Of course both girls and boys have middle school friendship woes. And yes, both boys and girls can become Peer Approval Addicts. But girls often take their feelings of hurt, jealousy, betrayal and rejection to dramatic and damaging heights. So let’s talk about girl friendships.
The social garbage girls throw at each other is the stuff of rumors, gossip, harassment, and exclusion. And it often happens under the radar. Because even though a girl may be eviscerating a former bff at school and online, she still wants to think of herself as a nice girl. (I said it was twisted, didn’t I?)
Parents are rarely aware of what’s going on on the battlefield of their daughters’ friendships. It usually comes to light when their girl feels victimized and can no longer contain her distress. At that moment she may spill the whole story of her so-called friend’s bad behavior. In response a parent might logically advise:
“Tell her how you feel about this. Tell her she’s got to stop.”
“I can’t tell her that!”
“Why not? It’s true!”
“Because it will hurt her feelings!”
“Excuse me!? You won’t tell her she’s hurt you because you don’t want to hurt her feelings?! What about your feelings?”
“Forget about it, Mom/Dad. I’m sorry I said anything. You just don’t get it.”
Bingo! Parents can’t fathom the logic here. But to the girl, the logic is clear. She will swallow her pain because she (justifiably) fears that complaining about bad treatment will cause her friend and all the others in their friendship circle to ditch the plaintiff, swiftly and completely. Our targeted daughter will be friendless and she knows it. And because that is a fate worse than death she puts up with the ongoing abuse. Pretends it doesn’t hurt. Continues to think of these girls as her friends and continues to hang out with them and be abused.
Her confusion over the love-hate/comfort-pain mix may cloud her judgment when she starts dating. If she puts up with emotional abuse in a friendship why assume she’ll choose a thoughtful caring romantic partner over one who dominates, demeans and controls?

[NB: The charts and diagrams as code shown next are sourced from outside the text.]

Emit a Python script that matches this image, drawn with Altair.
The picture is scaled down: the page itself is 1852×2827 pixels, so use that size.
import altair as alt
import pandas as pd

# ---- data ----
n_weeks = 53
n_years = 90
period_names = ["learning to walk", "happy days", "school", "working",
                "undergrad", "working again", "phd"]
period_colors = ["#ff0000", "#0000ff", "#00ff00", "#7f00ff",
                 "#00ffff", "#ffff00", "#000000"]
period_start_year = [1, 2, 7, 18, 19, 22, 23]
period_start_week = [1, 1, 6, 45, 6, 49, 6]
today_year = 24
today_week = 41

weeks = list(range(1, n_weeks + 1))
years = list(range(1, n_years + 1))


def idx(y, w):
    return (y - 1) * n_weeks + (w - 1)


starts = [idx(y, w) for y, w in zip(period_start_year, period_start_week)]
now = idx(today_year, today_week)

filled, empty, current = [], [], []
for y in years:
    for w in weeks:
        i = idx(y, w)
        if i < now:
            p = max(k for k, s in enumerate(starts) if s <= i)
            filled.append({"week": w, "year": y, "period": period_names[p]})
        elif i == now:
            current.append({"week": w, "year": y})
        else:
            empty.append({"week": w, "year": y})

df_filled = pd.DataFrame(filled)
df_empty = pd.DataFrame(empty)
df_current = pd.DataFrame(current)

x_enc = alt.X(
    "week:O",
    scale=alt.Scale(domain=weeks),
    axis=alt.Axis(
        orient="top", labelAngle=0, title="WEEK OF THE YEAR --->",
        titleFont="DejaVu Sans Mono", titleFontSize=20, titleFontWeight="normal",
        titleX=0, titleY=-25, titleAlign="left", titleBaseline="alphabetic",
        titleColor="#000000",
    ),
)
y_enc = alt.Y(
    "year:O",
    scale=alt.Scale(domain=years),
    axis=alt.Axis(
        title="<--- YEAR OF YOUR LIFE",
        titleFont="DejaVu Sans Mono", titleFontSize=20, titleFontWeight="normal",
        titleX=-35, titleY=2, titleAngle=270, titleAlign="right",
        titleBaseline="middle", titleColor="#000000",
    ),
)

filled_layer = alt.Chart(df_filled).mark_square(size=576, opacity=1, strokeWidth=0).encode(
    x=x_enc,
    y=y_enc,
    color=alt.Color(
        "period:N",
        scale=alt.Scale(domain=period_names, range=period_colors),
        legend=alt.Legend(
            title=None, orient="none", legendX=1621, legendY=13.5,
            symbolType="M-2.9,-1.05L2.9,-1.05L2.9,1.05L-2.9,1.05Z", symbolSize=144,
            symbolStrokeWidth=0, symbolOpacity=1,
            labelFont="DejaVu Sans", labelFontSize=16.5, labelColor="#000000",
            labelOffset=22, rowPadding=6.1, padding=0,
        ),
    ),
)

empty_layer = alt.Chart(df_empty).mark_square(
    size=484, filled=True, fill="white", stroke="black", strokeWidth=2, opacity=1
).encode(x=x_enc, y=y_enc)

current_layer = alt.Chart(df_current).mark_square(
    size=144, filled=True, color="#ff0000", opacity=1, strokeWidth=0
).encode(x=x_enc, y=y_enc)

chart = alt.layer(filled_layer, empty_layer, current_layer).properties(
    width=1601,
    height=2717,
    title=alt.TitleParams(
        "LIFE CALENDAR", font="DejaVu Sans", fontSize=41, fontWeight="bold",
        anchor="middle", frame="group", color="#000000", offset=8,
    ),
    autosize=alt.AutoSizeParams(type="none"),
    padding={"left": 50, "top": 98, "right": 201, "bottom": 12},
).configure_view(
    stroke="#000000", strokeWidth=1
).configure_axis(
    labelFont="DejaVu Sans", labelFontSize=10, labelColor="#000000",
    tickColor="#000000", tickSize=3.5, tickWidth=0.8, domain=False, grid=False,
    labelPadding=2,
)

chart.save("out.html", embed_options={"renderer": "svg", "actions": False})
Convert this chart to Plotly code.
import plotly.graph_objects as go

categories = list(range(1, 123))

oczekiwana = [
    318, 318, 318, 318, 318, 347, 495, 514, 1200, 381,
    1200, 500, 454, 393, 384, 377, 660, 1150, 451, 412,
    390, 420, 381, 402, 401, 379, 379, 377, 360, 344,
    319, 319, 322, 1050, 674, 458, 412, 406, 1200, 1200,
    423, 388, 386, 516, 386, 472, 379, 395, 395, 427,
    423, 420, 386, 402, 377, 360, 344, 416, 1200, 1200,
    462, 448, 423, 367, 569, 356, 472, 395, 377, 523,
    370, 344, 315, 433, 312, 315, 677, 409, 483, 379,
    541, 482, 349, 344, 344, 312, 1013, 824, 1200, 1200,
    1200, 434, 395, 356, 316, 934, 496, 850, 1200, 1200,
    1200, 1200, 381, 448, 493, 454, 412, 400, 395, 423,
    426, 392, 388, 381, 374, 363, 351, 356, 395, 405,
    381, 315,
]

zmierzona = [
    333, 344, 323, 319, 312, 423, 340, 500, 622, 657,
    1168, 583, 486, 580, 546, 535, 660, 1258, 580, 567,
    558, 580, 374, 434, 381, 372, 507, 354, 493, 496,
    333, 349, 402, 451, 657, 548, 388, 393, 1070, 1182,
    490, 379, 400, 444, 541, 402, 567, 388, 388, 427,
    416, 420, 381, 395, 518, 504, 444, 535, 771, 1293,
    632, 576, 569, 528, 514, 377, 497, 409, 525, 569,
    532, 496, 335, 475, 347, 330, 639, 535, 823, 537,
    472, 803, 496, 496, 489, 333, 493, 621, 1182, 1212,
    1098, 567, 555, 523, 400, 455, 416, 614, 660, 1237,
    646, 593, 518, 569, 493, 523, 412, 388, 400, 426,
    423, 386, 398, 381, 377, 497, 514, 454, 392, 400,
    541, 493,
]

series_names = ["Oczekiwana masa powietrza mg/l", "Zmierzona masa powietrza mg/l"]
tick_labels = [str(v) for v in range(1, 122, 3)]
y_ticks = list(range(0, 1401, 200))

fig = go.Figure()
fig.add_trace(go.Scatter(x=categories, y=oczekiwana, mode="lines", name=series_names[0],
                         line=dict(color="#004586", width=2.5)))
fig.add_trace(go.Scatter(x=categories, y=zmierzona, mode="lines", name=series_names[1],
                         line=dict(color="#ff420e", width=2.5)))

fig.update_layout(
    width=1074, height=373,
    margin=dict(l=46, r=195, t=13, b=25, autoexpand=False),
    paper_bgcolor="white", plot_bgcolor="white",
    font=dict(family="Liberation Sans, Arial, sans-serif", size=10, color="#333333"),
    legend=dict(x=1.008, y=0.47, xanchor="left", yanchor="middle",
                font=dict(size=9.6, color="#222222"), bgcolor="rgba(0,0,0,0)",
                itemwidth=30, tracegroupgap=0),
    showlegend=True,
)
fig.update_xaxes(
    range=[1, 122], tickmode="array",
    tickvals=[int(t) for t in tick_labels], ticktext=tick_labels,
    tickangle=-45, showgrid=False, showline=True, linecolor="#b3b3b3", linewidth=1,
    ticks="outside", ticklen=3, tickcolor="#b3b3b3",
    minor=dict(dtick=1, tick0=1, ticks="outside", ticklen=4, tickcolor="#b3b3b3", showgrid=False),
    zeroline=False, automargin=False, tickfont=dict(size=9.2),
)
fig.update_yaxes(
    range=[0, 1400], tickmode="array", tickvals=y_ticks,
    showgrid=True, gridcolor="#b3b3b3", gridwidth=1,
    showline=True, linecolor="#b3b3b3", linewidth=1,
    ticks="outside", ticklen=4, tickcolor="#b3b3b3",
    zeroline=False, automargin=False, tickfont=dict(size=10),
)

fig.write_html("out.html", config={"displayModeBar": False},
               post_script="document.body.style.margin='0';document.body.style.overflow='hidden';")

As parents we need to help our daughters develop enough self-respect to demand respectful treatment from others, especially those closest to them. Let’s help them acknowledge the truth of what’s going on in their friendships. We won’t be able to change “mean” girl behavior in others, but we can, at the very least, help our daughters acknowledge that their pain at the hands of friends is real, undeserved and unacceptable. Then we can point out their options:
1. Stay silent. Stick with friends who hurt you and expect more of the same.
2. Talk to them about it and let them know you’re no longer giving them permission to disrespect you. If nothing changes, consider option #3.
3. Take a (permanent) vacation from the drama. Reach out to people who share your values about what it means to be a real friend.